The nine Iowa State cadets will be waking up bright and early Friday morning to travel down to New Mexico to partake in the 26.2 mile Bataan Memorial Death March on Sunday.
“It’s a memorial march to remember the sacrifices that the actual soldiers had to endure during the Bataan Death March in World War II,” said cadet Zachary Graham, senior in anthropology.
According to the Memorial March website, several thousand people every year participate in the annual Bataan Memorial Death March through the harsh desert terrain in New Mexico to honor the soldiers who defended the Philippine Islands during World War II.
“So it’s 26.2 miles and it’s meant to replicate a little bit of pain and suffering that they had to endure,” Graham said.
The Bataan Death March took place on April 9, 1942, after tens of thousands of American and Filipino soldiers were surrendered to the Japanese military. They marched for days in the blistering heat of the Philippine jungles and thousands of them died in the march, and the survivors faced the hardships in the Japanese prisoner of war camps.
The march in New Mexico is meant to honor those that had to suffer through that perilous march over 70 years ago in the Philippines.
The Bataan Memorial Death March was started in 1989 by the Army ROTC department at New Mexico State University and has been held annually ever since, with the exception of 2003.

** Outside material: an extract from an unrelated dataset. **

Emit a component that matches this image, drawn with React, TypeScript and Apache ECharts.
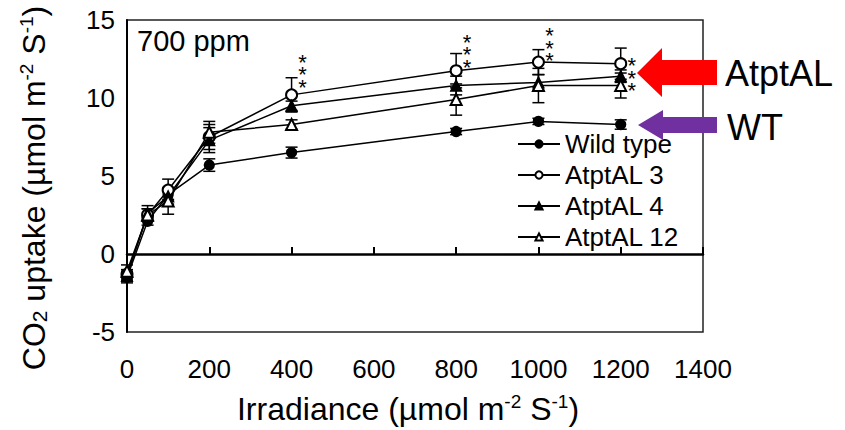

There are two routes you can participate in for the march. The green route is 26.2 miles and the blue route is 14.2 miles. The top two finishers in each category receive awards for the green route, while there are no awards given for the blue route.
A variety of people participate in the march, which goes through the White Sands Missile Range in New Mexico every year. It’s considered to be a marathon of sorts and also a way to honor fallen heroes.
“There are a lot of wounded warriors that go and amputees that actually do it too, so it’s kind of both. It’s a marathon but it’s also a way to remember fallen soldiers,” said cadet Ben Quimby, senior in mechanical engineering.
Remembering past soldiers and what they have gone through can also be used as a learning tool for cadets.
“Every cadet here, you know we’re trained to become officers in the United States Army and remembering the legacy of the soldiers who’ve gone before us is a very important part of our education,” Graham said.